O plenário do Supremo Tribunal Federal (STF) formou maioria nesta quinta-feira (21) para impor uma nova derrota ao Palácio do Planalto e colocar limites ao alcance da medida provisória editada por Jair Bolsonaro (Sem Partido) que criou um “salvo-conduto”' a gestores públicos - o que inclui o próprio chefe do Executivo - por eventuais irregularidades em atos administrativos relacionados à pandemia do novo coronavírus, como contratações fraudulentas ou liberação de dinheiro público sem previsão legal.
Além disso, os ministros também acompanharam o entendimento do relator, ministro Luís Roberto Barroso, e enquadraram como “erros grosseiros” - que podem ser punidos - medidas que contrariem critérios científicos e técnicos estabelecidos por organizações reconhecidas nacional e internacionalmente. Ou seja, nada que não seja comprovadamente seguro pode ser legitimamente feito.
“A Constituição não autoriza ao presidente da República ou a qualquer outro gestor público a implementação de uma política genocida na questão da saúde”, disse o ministro Gilmar Mendes.
Gilmar destacou a importância de decisões tomadas por gestores se guiarem ao máximo em padrões técnicos, em especial as normas e critérios científicos aplicados à matéria, entre elas orientação da Organização Mundial da Saúde (OMS). “Não podemos é sair aí a receitar cloroquina e tubaína, não é disso que se cuida. O relator (ministro Luís Roberto Barroso) deixou isso de maneira evidente, é preciso que haja responsabilidade técnica”, observou Gilmar.
A posição do STF, a favor de critérios técnicos e científicos, foi interpretada pela área jurídica do governo como um duro recado contra o tratamento à base de cloroquina no enfrentamento da pandemia do novo coronavírus. Segundo a OMS, o medicamento não tem a eficácia comprovada no combate à Covid-19.
Para o ministro Luiz Fux, o erro grosseiro “é o negacionismo científico voluntarista”. “Temos diversos órgãos que afirmam o que é eficiente e aquilo que não é eficiente”, frisou Fux.
O respeito a evidências técnicas e científicas, observadas pela OMS, também foi defendida pelo ministro Alexandre de Moraes. “A desconsideração de tais critérios constitui indício de erro grosseiro”, afirmou Moraes.
“Em que se pese a incerteza existente da pandemia, pela novidade da Covid-19, em que se pese a incerteza derivada de situação nunca vista nos últimos 100 anos, há conceitos científicos que estão sendo trabalhados. A ciência pesquisa para balizar os gestores públicos”, completou Moraes.

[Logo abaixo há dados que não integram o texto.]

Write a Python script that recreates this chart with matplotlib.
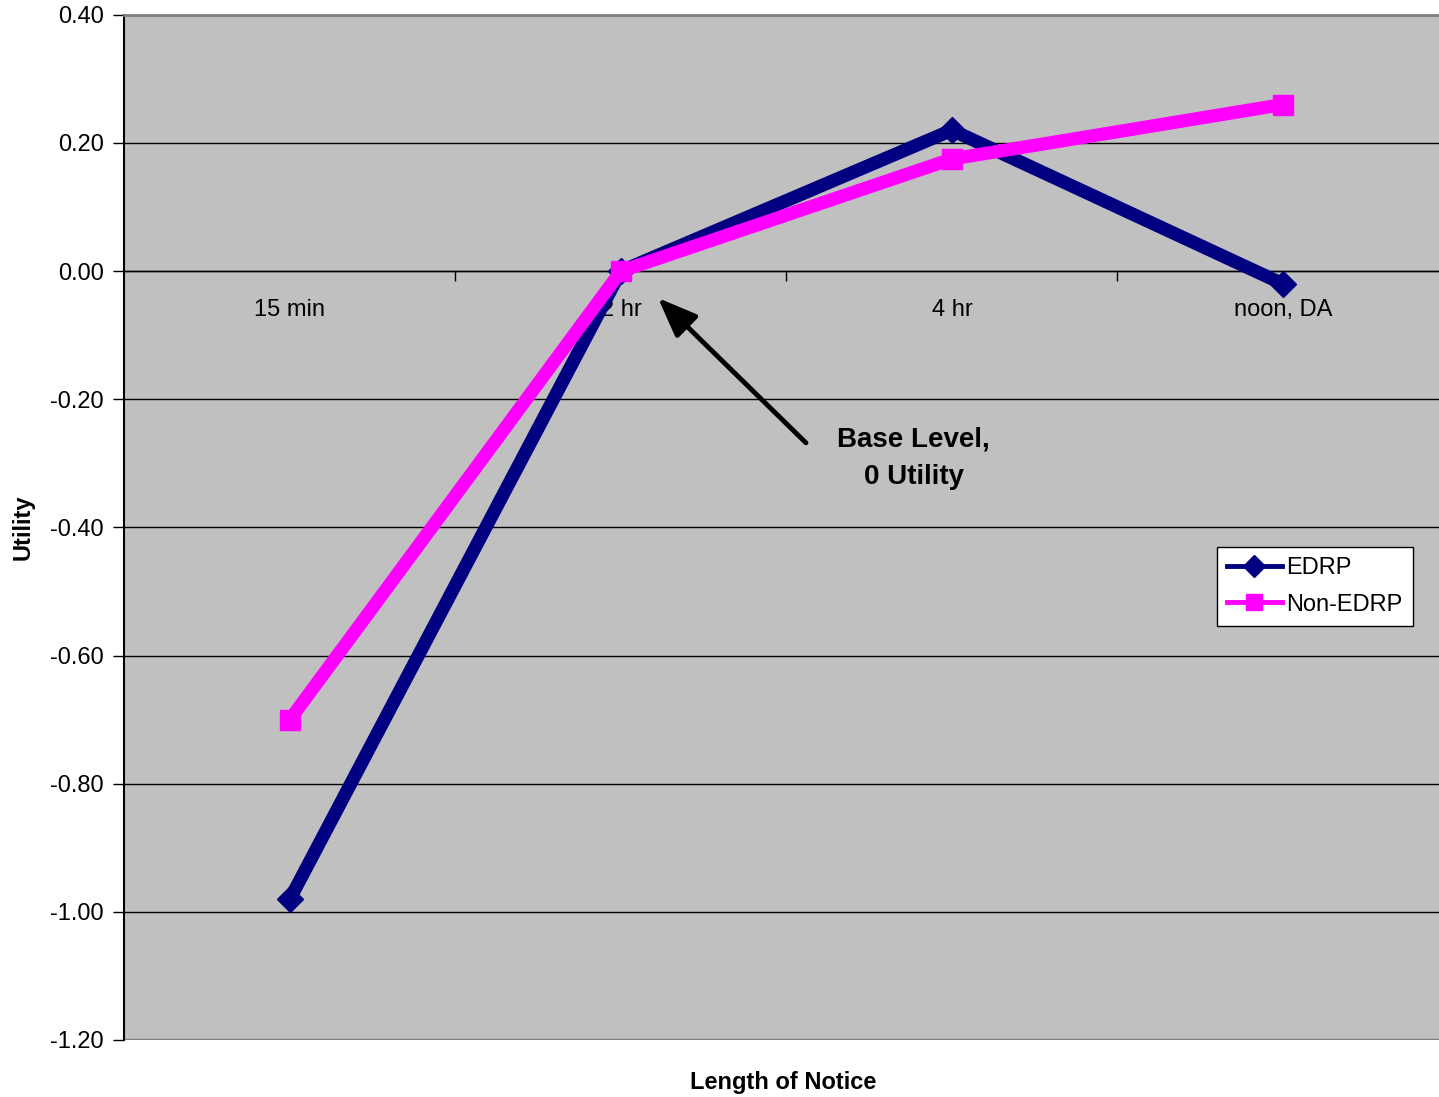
import matplotlib
matplotlib.use("Agg")
import matplotlib.pyplot as plt
from matplotlib.ticker import FixedLocator, FormatStrFormatter

plt.rcParams['font.family'] = ['Liberation Sans', 'DejaVu Sans']

# Utility by length of notice
categories = ["15 min", "2 hr", "4 hr", "noon, DA"]
edrp = [-0.98, 0.00, 0.22, -0.02]
non_edrp = [-0.70, 0.00, 0.175, 0.26]
y_ticks = [-1.20, -1.00, -0.80, -0.60, -0.40, -0.20, 0.00, 0.20, 0.40]

navy = "#000080"
magenta = "#FF00FF"
plot_bg = "#C0C0C0"

fig = plt.figure(figsize=(14.39, 10.97), dpi=100)
ax = fig.add_axes([0.0865, 0.052, 0.920, 0.9345])
ax.set_facecolor(plot_bg)

x = list(range(len(categories)))
ax.plot(x, edrp, color=navy, lw=9.5, marker='D', markersize=13,
        markerfacecolor=navy, markeredgecolor=navy,
        solid_joinstyle='miter', label="EDRP", zorder=3)
ax.plot(x, non_edrp, color=magenta, lw=9.5, marker='s', markersize=14.5,
        markerfacecolor=magenta, markeredgecolor=magenta,
        solid_joinstyle='miter', label="Non-EDRP", zorder=4)

ax.set_xlim(-0.5, len(categories) - 0.5)
ax.set_ylim(y_ticks[0], y_ticks[-1])

# y axis: two-decimal labels, outward ticks, black gridlines
ax.yaxis.set_major_locator(FixedLocator(y_ticks))
ax.yaxis.set_major_formatter(FormatStrFormatter('%.2f'))
ax.tick_params(axis='y', direction='out', length=8, width=1, colors='black',
               labelsize=17, pad=7)
ax.grid(axis='y', color='black', lw=1, zorder=1)

# x axis runs along zero; ticks between categories, labels under categories
ax.spines['bottom'].set_position(('data', 0))
ax.spines['bottom'].set_color('black')
ax.spines['bottom'].set_linewidth(1)
ax.xaxis.set_major_locator(FixedLocator([i + 0.5 for i in x[:-1]]))
ax.xaxis.set_minor_locator(FixedLocator(x))
ax.set_xticklabels([], minor=False)
ax.set_xticklabels(categories, minor=True)
ax.tick_params(axis='x', which='major', direction='out', length=7, width=1,
               colors='black')
ax.tick_params(axis='x', which='minor', length=0, labelsize=17, pad=20)

ax.spines['left'].set_color('black')
ax.spines['left'].set_linewidth(1.5)
ax.spines['top'].set_color('#808080')
ax.spines['top'].set_linewidth(2)
ax.spines['right'].set_visible(False)
ax.axhline(y_ticks[0], color='#808080', lw=2.5, zorder=2)

ax.set_ylabel("Utility", fontsize=17, fontweight='bold')
ax.yaxis.set_label_coords(-0.068, 0.5)
fig.text(783 / 1439, 1 - 1082 / 1097, "Length of Notice", fontsize=17,
         fontweight='bold', ha='center', va='center')

# annotation pointing at the base level
ax.annotate("", xy=(1.112, -0.042), xytext=(1.559, -0.268),
            arrowprops=dict(arrowstyle='-|>,head_length=2.4,head_width=0.95',
                            color='black', lw=3.5, shrinkA=0, shrinkB=0),
            zorder=5)
ax.text(1.885, -0.292, "Base Level,\n0 Utility", fontsize=20, fontweight='bold',
        ha='center', va='center', linespacing=1.6, zorder=5)

leg = ax.legend(loc='upper left', bbox_to_anchor=(0.825, 0.481), fontsize=17,
                frameon=True, fancybox=False, edgecolor='black',
                facecolor='white', framealpha=1, handlelength=2.3,
                borderpad=0.45, labelspacing=0.6, handletextpad=0.2,
                borderaxespad=0)
leg.get_frame().set_linewidth(1)
for h in leg.legend_handles:
    h.set_linewidth(3.5)
    h.set_markersize(11)

fig.savefig("out.png", dpi=100)
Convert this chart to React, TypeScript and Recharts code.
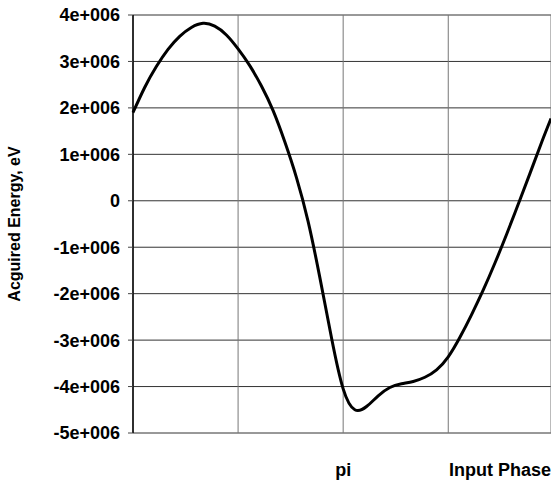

Em maior ou menor grau, todos os 10 ministros que participaram do julgamento votaram contra os interesses do governo - o decano do STF, ministro Celso de Mello, não acompanhou a sessão. Moraes e Cármen Lúcia defenderam a suspensão de trechos da medida provisória, enquanto o ministro Marco Aurélio Mello foi o único que se posicionou por derrubar todo o texto.
Prevaleceu, no entanto, o entendimento de Barroso, de dar uma interpretação mais restritiva à medida, sem anular trechos dela.
O julgamento marcou uma mudança de estratégia da Corte na análise de ações consideradas sensíveis para o Palácio do Planalto. Ao invés de decidir sozinho, Barroso encaminhou os processos para julgamento pelo plenário, fazendo com que o entendimento fosse formado pelo colegiado.